"Söz cariyelerden açılmışken önemli bir not daha eklemek isterim. Başta Hz. Muhammed olmak üzere sahabenin en önemlileri bile ölümlerine kadar ellerinde köle, cariye bulundurmuşlardır. Hz.Muhammed hasta iken kölelerinden
kırkını azat etmiştir. Peki, sorulmaz mı ki, onları niye daha önce azat etmedin, neden elinde bulundurdun? Kaldı ki, ara sıra köle azat etmişse veya onlar hakkında güzel bir söz söylemişse de onların aleyhine kararlar da almıştır. Hz. Muhammed, “Şayet bir köle efendisinden kaçıyorsa kafir olur. Efendisinin izni olmadan evleniyorsa zina sayılır. Bir köle efendisinden kaçıp kâfir toplumuna sığınıyorsa katli vaciptir, gibi hadislerle onları hep kontrol altında tutmuştur."
Ayetlerde imkânsızlıklar nedeniyle evlenemeyenler için
gösterilen bir diğer alternatif şöyle:
Nisa suresi, 24. ayet: ‘Evli kadınlar da size haram kılındı; ancak savaş esiri kadınlar hariç, onları almanız için evli olmaları sorun değildir.’

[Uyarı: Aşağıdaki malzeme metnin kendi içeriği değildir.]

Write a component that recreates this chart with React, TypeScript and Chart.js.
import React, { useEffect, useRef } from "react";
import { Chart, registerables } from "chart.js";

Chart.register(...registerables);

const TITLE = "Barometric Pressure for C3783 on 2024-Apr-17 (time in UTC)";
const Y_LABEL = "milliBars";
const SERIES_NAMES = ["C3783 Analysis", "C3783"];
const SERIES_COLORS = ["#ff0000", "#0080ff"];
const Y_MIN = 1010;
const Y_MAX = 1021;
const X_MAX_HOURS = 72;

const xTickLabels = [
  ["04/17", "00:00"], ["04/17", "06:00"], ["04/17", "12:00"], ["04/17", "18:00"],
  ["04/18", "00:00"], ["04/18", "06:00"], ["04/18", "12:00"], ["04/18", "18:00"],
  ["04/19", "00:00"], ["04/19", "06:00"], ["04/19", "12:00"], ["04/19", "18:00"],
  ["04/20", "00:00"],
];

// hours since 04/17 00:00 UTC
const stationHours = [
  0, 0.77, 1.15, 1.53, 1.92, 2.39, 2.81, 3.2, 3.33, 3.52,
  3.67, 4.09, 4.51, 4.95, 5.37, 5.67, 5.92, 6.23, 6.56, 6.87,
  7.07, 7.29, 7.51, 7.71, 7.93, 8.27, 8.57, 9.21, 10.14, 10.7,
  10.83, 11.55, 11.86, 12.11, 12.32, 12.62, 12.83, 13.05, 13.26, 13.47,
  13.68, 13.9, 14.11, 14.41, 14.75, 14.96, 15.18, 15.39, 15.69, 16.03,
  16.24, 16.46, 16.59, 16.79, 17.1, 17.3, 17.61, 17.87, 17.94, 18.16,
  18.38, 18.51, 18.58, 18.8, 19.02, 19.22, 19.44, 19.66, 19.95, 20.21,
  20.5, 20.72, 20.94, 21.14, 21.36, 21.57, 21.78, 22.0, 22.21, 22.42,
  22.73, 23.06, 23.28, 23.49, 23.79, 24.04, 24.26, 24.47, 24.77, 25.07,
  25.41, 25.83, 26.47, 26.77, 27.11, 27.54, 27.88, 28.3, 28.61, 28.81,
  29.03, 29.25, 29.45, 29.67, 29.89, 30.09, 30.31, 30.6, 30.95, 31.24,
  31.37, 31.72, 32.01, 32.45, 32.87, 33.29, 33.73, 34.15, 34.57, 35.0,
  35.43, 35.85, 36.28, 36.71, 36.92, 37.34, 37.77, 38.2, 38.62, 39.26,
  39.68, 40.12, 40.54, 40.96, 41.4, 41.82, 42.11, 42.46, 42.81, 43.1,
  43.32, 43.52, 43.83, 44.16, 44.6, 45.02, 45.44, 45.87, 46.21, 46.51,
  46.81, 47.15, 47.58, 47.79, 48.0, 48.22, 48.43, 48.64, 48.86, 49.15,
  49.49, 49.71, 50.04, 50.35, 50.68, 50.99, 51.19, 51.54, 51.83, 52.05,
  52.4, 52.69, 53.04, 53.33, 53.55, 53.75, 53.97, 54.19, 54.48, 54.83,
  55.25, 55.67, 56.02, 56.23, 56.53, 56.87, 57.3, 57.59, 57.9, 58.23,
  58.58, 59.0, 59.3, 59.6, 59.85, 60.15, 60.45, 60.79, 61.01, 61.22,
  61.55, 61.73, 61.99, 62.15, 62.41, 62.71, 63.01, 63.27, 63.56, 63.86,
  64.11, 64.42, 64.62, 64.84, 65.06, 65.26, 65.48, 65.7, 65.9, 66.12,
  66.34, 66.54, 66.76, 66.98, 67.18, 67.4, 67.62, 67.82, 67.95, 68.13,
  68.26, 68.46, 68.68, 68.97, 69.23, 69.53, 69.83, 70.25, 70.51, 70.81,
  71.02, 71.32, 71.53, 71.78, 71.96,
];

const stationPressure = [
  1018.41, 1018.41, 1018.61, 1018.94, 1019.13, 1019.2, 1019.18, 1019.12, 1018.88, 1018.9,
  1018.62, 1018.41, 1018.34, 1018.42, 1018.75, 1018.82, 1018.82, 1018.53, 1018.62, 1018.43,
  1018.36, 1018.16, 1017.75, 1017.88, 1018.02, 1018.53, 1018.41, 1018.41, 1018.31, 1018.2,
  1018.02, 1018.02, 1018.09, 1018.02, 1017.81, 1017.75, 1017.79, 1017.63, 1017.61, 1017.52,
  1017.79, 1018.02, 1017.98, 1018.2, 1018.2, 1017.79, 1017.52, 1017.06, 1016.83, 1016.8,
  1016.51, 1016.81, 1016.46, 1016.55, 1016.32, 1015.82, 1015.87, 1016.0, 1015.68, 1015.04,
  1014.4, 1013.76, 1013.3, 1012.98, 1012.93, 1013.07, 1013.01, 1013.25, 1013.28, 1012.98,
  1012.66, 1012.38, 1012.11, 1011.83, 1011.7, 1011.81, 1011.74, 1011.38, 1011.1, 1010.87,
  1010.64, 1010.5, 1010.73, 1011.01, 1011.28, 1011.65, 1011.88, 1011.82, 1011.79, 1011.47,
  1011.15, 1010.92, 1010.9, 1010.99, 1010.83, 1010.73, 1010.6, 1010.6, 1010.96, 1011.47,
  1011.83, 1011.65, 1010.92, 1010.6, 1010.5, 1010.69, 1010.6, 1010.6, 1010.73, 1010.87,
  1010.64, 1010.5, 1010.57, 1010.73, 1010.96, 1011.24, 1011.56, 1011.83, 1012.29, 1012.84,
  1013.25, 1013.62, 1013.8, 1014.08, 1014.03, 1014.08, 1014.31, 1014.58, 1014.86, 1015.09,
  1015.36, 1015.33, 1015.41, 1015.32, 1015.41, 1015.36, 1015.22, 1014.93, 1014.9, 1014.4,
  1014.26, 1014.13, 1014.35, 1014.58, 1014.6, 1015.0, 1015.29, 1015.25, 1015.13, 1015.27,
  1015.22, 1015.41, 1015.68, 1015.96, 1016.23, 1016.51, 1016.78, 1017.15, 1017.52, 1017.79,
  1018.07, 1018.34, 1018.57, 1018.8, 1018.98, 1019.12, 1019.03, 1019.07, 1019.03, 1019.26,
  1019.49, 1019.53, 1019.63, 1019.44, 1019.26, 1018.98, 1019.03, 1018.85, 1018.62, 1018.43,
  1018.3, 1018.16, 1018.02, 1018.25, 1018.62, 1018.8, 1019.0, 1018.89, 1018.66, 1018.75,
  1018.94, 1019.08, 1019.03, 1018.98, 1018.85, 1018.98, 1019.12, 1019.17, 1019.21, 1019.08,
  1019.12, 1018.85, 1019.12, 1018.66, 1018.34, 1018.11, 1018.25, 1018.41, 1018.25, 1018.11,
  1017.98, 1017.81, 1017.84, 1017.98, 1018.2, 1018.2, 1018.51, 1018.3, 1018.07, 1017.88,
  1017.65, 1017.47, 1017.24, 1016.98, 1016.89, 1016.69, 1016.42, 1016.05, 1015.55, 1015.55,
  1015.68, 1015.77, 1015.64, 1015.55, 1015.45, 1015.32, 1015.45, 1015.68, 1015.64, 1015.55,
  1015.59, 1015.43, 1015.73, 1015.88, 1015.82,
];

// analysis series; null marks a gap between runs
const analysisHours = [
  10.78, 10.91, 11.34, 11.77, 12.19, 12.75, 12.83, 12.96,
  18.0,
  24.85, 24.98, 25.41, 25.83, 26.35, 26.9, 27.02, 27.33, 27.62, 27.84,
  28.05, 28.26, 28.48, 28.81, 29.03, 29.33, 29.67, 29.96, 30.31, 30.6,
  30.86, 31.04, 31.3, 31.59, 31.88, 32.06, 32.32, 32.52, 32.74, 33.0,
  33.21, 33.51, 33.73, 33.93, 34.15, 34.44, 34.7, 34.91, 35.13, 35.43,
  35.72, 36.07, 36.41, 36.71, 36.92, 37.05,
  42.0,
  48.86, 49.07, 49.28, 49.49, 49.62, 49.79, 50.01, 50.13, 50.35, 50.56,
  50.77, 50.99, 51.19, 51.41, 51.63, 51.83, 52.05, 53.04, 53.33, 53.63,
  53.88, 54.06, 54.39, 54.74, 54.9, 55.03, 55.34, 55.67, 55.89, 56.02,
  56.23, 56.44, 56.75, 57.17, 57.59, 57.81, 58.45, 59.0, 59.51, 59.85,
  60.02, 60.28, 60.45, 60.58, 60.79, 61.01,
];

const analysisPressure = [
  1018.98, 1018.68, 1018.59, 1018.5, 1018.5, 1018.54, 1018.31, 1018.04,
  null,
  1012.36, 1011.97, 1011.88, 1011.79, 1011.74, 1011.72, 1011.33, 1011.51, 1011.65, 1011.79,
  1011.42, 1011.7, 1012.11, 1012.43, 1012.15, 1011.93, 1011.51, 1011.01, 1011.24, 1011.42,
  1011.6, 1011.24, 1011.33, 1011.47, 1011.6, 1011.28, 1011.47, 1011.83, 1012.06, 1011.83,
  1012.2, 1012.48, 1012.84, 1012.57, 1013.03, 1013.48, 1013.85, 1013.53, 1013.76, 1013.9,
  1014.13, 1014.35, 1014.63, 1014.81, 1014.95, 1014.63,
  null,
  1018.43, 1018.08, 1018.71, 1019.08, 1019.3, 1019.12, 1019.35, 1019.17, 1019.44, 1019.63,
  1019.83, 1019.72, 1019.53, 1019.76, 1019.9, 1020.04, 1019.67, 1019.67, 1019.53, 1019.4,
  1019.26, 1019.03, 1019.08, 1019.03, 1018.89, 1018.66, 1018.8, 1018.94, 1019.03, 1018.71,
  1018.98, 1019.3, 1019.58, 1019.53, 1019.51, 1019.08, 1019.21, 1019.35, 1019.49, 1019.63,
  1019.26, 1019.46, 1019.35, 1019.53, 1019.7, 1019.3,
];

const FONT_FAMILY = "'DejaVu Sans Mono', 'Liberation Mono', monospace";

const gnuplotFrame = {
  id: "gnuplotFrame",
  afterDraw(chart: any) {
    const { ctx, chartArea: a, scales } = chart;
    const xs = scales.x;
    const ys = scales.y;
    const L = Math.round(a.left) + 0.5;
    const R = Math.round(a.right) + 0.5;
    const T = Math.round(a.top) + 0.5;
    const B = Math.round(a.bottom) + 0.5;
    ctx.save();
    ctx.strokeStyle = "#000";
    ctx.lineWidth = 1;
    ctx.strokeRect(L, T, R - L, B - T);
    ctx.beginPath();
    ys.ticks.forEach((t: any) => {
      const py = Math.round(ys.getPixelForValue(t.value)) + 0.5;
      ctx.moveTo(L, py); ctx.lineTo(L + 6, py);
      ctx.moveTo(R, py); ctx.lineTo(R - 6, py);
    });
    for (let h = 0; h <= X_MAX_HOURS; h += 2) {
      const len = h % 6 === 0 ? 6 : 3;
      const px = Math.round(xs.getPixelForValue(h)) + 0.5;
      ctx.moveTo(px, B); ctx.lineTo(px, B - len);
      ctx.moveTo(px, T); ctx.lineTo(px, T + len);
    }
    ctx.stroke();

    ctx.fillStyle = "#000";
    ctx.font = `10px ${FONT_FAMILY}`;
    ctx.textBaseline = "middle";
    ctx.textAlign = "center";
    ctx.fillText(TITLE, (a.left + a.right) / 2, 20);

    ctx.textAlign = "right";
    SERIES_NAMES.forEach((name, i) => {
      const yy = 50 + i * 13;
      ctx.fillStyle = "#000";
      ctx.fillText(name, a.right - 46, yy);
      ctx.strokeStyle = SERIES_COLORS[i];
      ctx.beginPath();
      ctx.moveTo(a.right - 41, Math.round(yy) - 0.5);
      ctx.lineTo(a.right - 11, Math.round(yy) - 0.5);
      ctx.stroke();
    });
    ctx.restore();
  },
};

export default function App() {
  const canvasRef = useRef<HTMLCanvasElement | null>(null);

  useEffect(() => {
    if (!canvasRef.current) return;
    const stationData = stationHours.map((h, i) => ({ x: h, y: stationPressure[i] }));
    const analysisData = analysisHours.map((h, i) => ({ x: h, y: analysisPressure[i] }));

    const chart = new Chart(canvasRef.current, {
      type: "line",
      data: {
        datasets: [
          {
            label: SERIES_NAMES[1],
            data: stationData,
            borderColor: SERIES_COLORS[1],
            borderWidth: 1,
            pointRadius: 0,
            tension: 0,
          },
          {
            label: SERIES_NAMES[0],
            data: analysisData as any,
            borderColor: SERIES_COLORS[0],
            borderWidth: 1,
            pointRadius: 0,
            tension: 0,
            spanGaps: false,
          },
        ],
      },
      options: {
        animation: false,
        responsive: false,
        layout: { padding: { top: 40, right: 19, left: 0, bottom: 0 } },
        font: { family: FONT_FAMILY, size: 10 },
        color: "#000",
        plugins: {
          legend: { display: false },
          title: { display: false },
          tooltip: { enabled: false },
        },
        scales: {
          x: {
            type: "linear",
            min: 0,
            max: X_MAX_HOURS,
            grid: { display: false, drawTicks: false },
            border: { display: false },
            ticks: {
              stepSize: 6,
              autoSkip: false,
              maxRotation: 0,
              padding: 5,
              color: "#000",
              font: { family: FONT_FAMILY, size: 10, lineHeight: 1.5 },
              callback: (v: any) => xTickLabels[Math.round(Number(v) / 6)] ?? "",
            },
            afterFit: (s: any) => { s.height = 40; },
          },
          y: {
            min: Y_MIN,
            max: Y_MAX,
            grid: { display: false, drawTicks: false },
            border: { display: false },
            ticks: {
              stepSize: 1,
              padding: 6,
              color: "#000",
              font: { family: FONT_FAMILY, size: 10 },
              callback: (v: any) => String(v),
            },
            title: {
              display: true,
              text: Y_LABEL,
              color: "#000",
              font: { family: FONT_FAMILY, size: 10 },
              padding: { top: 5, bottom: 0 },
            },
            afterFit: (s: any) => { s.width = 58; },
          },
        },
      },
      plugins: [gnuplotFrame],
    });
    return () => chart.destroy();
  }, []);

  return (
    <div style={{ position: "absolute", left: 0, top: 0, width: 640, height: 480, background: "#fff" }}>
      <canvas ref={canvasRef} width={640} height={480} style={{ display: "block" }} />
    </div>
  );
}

"Nur 33.ayet de ben sizi zengin edene, imkân sahibi yapana kadar bekleyin deniliyor. Acaba Tanrı insanları varlıklı yapıp da bu sorunu çözecek mi! Pratik bunu doğrulamıyor ve bu çağda artık çocuklar da buna inanmıyorlar: Fakirlik yüzünden değil evlenebilmek; bir lokma
ekmek bulamayan milyonlarca insan var."
Umarım çok yakın zamanda eski mitolojilerin devamı olan bu dinleri hayatımızdan çekip atarız, yazılı belgelerini de müzelere alır, sistemimizi kendimiz kurarız. İşte o zaman görev
(yönetim erki) asıl sahibine devredilmiş olur.
Nur suresi 33. ayette şu konudan söz ediliyor.
1) “Evlenmeye gücü yetmeyenler, Allah kendilerini lütfuyla zengin edinceye kadar iffetlerini korusunlar/sabretsinler.”
Dikkat edilirse, Kur’an’ın bu ayetiyle fakirlik yüzünden evlenemeyen insanlara bir çözüm yolu gösteriliyor: Sabredin,
namusunuzu koruyun, ben Tanrı olarak sizi zengin edene/imkân sahibi kılana kadar dayanın diyor. Bu, o zaman için geçerli olabilir.Çünkü Tanrı adına her an için bir cephe açılabilir, karşı tarafın malı, kızı ve kadınları toplanabilirdi; ancak bugün artık bu da mümkün değildir."